TASK DETAILS – Output the full listing below exactly as it reads, and skip anything that is a picture.

— Begin —

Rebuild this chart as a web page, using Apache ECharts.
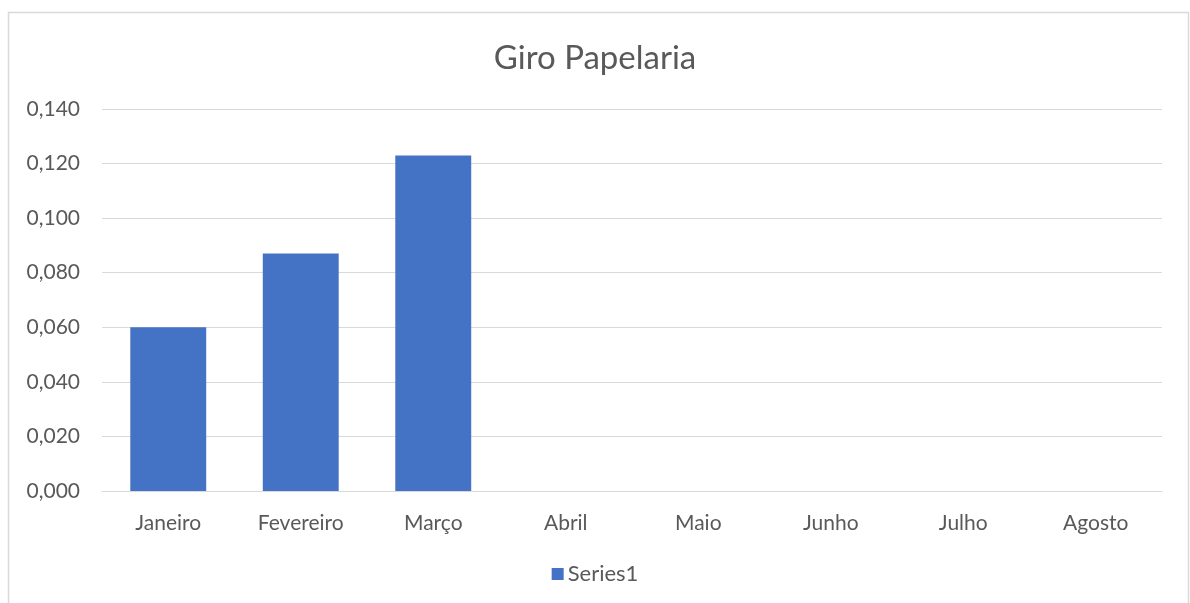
<!DOCTYPE html>
<html><head><meta charset="utf-8">
<script src="https://cdn.jsdelivr.net/npm/echarts@6/dist/echarts.min.js"></script>
<style>html,body{margin:0;padding:0;background:#fff}#c{width:1190px;height:603px}</style>
</head><body><div id="c"></div>
<script>
var categories = ['Janeiro','Fevereiro','Março','Abril','Maio','Junho','Julho','Agosto'];
var series1 = [0.060, 0.087, 0.123, null, null, null, null, null];
var yTicks = {min: 0, max: 0.14, interval: 0.02};
var chart = echarts.init(document.getElementById('c'));
chart.setOption({
  backgroundColor: '#fff',
  animation: false,
  title: {text: 'Giro Papelaria', left: 'center', top: 37,
    textStyle: {fontFamily: 'Lato', fontSize: 33, fontWeight: 'normal', color: '#595959'}},
  graphic: [{type: 'rect', shape: {x: 8.5, y: 12.5, width: 1180, height: 620},
    style: {fill: 'none', stroke: '#d9d9d9', lineWidth: 1.5}, silent: true}],
  legend: {bottom: 13, left: 'center', itemWidth: 12, itemHeight: 12, itemGap: 4,
    icon: 'rect', textStyle: {fontFamily: 'Lato', fontSize: 22, color: '#595959', padding: [0, 0, 0, -1]}},
  grid: {left: 102, right: 28, top: 109, bottom: 112, containLabel: false},
  xAxis: {type: 'category', data: categories,
    axisLine: {lineStyle: {color: '#d9d9d9'}}, axisTick: {show: false},
    axisLabel: {fontFamily: 'Lato', fontSize: 21, color: '#595959', margin: 22}},
  yAxis: {type: 'value', min: yTicks.min, max: yTicks.max, interval: yTicks.interval,
    axisLine: {show: false}, axisTick: {show: false},
    splitLine: {lineStyle: {color: '#d9d9d9'}},
    axisLabel: {fontFamily: 'Lato', fontSize: 21, color: '#595959', margin: 22,
      formatter: function(v){ return v.toFixed(3).replace('.', ','); }}},
  series: [{name: 'Series1', type: 'bar', data: series1, barCategoryGap: '42.7%',
    itemStyle: {color: '#4472C4'}}]
});
</script></body></html>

— End —

ANSWER BELOW –
Rebuild this chart as a web page, using Apache ECharts.
<!DOCTYPE html>
<html><head><meta charset="utf-8">
<script src="https://cdn.jsdelivr.net/npm/echarts@6/dist/echarts.min.js"></script>
<style>html,body{margin:0;padding:0;background:#fff}#c{width:1190px;height:603px}</style>
</head><body><div id="c"></div>
<script>
var categories = ['Janeiro','Fevereiro','Março','Abril','Maio','Junho','Julho','Agosto'];
var series1 = [0.060, 0.087, 0.123, null, null, null, null, null];
var yTicks = {min: 0, max: 0.14, interval: 0.02};
var chart = echarts.init(document.getElementById('c'));
chart.setOption({
  backgroundColor: '#fff',
  animation: false,
  title: {text: 'Giro Papelaria', left: 'center', top: 37,
    textStyle: {fontFamily: 'Lato', fontSize: 33, fontWeight: 'normal', color: '#595959'}},
  graphic: [{type: 'rect', shape: {x: 8.5, y: 12.5, width: 1180, height: 620},
    style: {fill: 'none', stroke: '#d9d9d9', lineWidth: 1.5}, silent: true}],
  legend: {bottom: 13, left: 'center', itemWidth: 12, itemHeight: 12, itemGap: 4,
    icon: 'rect', textStyle: {fontFamily: 'Lato', fontSize: 22, color: '#595959', padding: [0, 0, 0, -1]}},
  grid: {left: 102, right: 28, top: 109, bottom: 112, containLabel: false},
  xAxis: {type: 'category', data: categories,
    axisLine: {lineStyle: {color: '#d9d9d9'}}, axisTick: {show: false},
    axisLabel: {fontFamily: 'Lato', fontSize: 21, color: '#595959', margin: 22}},
  yAxis: {type: 'value', min: yTicks.min, max: yTicks.max, interval: yTicks.interval,
    axisLine: {show: false}, axisTick: {show: false},
    splitLine: {lineStyle: {color: '#d9d9d9'}},
    axisLabel: {fontFamily: 'Lato', fontSize: 21, color: '#595959', margin: 22,
      formatter: function(v){ return v.toFixed(3).replace('.', ','); }}},
  series: [{name: 'Series1', type: 'bar', data: series1, barCategoryGap: '42.7%',
    itemStyle: {color: '#4472C4'}}]
});
</script></body></html>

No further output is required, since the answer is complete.